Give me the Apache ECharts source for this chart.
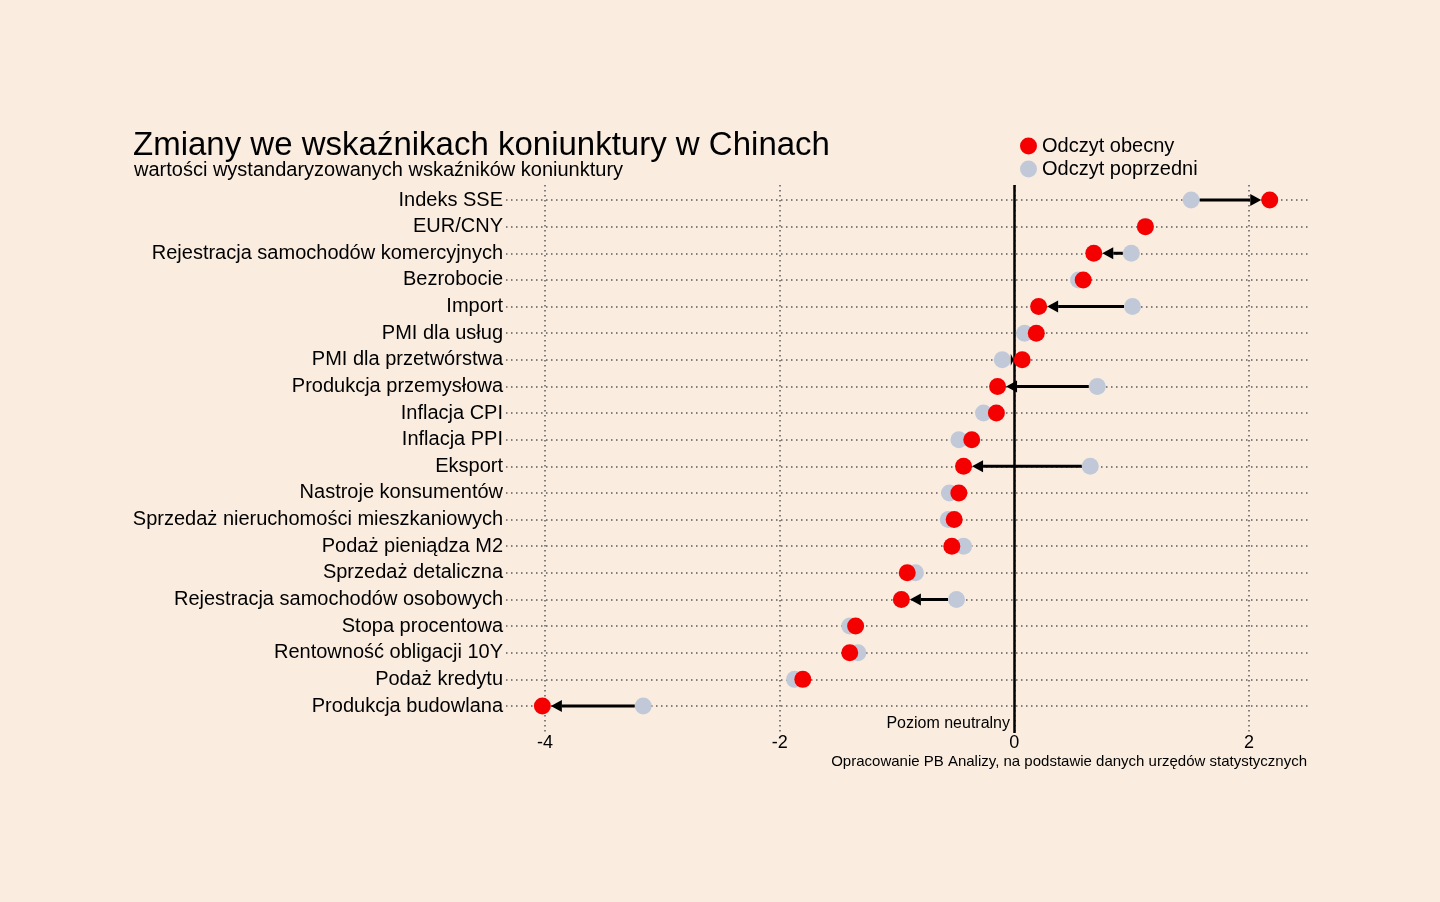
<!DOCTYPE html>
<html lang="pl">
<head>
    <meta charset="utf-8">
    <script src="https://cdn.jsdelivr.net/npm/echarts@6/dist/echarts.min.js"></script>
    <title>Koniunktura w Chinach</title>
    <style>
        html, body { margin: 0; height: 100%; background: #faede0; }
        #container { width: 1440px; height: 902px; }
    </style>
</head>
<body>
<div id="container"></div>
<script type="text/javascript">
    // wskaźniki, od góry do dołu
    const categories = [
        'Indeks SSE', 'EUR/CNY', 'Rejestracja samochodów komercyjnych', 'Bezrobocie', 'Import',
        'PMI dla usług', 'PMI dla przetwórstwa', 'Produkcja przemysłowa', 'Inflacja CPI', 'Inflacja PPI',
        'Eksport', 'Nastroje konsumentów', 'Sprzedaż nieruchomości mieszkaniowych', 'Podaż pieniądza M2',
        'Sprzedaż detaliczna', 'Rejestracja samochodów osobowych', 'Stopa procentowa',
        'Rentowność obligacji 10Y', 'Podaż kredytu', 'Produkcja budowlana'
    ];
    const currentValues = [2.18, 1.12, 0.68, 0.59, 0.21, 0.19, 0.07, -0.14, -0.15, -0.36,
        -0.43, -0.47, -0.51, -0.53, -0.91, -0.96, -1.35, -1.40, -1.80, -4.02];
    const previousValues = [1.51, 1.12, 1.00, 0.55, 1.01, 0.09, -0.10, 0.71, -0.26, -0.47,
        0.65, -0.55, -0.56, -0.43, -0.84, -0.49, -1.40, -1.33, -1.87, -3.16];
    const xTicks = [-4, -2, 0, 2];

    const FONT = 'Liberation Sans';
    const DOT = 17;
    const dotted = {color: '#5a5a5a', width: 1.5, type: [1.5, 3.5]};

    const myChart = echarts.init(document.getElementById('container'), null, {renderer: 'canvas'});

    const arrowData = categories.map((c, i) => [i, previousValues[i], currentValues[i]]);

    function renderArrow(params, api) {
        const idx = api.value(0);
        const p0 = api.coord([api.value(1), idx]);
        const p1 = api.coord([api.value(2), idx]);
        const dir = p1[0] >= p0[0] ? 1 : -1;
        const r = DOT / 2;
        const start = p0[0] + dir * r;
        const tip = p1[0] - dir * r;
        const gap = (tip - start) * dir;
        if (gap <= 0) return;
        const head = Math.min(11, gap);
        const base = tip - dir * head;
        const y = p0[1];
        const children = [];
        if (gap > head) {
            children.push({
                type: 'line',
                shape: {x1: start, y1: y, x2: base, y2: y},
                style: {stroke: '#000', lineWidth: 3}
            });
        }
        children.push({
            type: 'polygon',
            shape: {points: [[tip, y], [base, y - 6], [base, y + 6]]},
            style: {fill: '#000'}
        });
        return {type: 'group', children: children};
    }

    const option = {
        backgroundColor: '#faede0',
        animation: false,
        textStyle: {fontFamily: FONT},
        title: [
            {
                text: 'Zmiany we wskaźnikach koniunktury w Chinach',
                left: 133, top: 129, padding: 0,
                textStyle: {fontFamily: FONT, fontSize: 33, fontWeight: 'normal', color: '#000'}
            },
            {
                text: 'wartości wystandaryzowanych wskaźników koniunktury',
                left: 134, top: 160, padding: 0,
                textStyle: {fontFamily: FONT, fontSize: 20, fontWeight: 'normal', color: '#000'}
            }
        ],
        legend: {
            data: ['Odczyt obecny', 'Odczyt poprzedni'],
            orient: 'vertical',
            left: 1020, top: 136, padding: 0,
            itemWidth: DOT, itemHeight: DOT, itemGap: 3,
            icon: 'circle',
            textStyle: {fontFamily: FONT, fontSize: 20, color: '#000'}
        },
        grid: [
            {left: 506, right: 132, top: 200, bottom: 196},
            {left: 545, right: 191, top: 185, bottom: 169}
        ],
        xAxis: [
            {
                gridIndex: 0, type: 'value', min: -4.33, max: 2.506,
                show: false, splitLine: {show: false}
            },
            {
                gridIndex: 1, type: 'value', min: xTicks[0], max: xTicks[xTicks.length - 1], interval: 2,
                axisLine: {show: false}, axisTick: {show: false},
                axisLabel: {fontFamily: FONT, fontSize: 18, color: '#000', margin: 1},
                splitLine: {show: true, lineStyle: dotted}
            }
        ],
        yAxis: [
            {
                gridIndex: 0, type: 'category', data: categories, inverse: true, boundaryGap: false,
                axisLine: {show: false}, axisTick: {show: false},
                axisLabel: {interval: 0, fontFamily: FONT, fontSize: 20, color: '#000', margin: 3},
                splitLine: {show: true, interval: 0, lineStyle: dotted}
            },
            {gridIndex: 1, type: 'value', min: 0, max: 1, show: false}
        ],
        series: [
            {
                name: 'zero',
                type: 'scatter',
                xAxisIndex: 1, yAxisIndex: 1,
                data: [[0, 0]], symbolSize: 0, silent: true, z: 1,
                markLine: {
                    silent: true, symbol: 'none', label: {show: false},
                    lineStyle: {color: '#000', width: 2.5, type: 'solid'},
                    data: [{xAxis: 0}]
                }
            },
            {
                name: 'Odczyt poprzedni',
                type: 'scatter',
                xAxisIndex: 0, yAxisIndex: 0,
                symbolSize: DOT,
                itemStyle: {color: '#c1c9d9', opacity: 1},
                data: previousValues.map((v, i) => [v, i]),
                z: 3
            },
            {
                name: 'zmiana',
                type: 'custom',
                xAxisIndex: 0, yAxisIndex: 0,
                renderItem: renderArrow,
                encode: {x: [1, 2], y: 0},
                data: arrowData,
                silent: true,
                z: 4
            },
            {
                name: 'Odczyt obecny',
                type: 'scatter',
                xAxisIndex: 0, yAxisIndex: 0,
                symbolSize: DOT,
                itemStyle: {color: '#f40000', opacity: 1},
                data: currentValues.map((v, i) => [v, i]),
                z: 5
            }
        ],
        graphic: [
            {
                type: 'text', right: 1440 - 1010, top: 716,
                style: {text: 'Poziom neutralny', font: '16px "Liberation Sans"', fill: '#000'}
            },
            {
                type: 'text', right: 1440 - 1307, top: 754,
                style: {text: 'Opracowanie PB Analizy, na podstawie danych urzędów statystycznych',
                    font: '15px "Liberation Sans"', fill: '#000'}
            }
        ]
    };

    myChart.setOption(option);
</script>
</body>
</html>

## Description of the task:
Write out again, exactly, the lines from the start of the listing up to the line containing "const arrowData = categories.map((c, i)", with both ends and without pictures.

## Finished task:
Give me the Apache ECharts source for this chart.
<!DOCTYPE html>
<html lang="pl">
<head>
    <meta charset="utf-8">
    <script src="https://cdn.jsdelivr.net/npm/echarts@6/dist/echarts.min.js"></script>
    <title>Koniunktura w Chinach</title>
    <style>
        html, body { margin: 0; height: 100%; background: #faede0; }
        #container { width: 1440px; height: 902px; }
    </style>
</head>
<body>
<div id="container"></div>
<script type="text/javascript">
    // wskaźniki, od góry do dołu
    const categories = [
        'Indeks SSE', 'EUR/CNY', 'Rejestracja samochodów komercyjnych', 'Bezrobocie', 'Import',
        'PMI dla usług', 'PMI dla przetwórstwa', 'Produkcja przemysłowa', 'Inflacja CPI', 'Inflacja PPI',
        'Eksport', 'Nastroje konsumentów', 'Sprzedaż nieruchomości mieszkaniowych', 'Podaż pieniądza M2',
        'Sprzedaż detaliczna', 'Rejestracja samochodów osobowych', 'Stopa procentowa',
        'Rentowność obligacji 10Y', 'Podaż kredytu', 'Produkcja budowlana'
    ];
    const currentValues = [2.18, 1.12, 0.68, 0.59, 0.21, 0.19, 0.07, -0.14, -0.15, -0.36,
        -0.43, -0.47, -0.51, -0.53, -0.91, -0.96, -1.35, -1.40, -1.80, -4.02];
    const previousValues = [1.51, 1.12, 1.00, 0.55, 1.01, 0.09, -0.10, 0.71, -0.26, -0.47,
        0.65, -0.55, -0.56, -0.43, -0.84, -0.49, -1.40, -1.33, -1.87, -3.16];
    const xTicks = [-4, -2, 0, 2];

    const FONT = 'Liberation Sans';
    const DOT = 17;
    const dotted = {color: '#5a5a5a', width: 1.5, type: [1.5, 3.5]};

    const myChart = echarts.init(document.getElementById('container'), null, {renderer: 'canvas'});

    const arrowData = categories.map((c, i) => [i, previousValues[i], currentValues[i]]);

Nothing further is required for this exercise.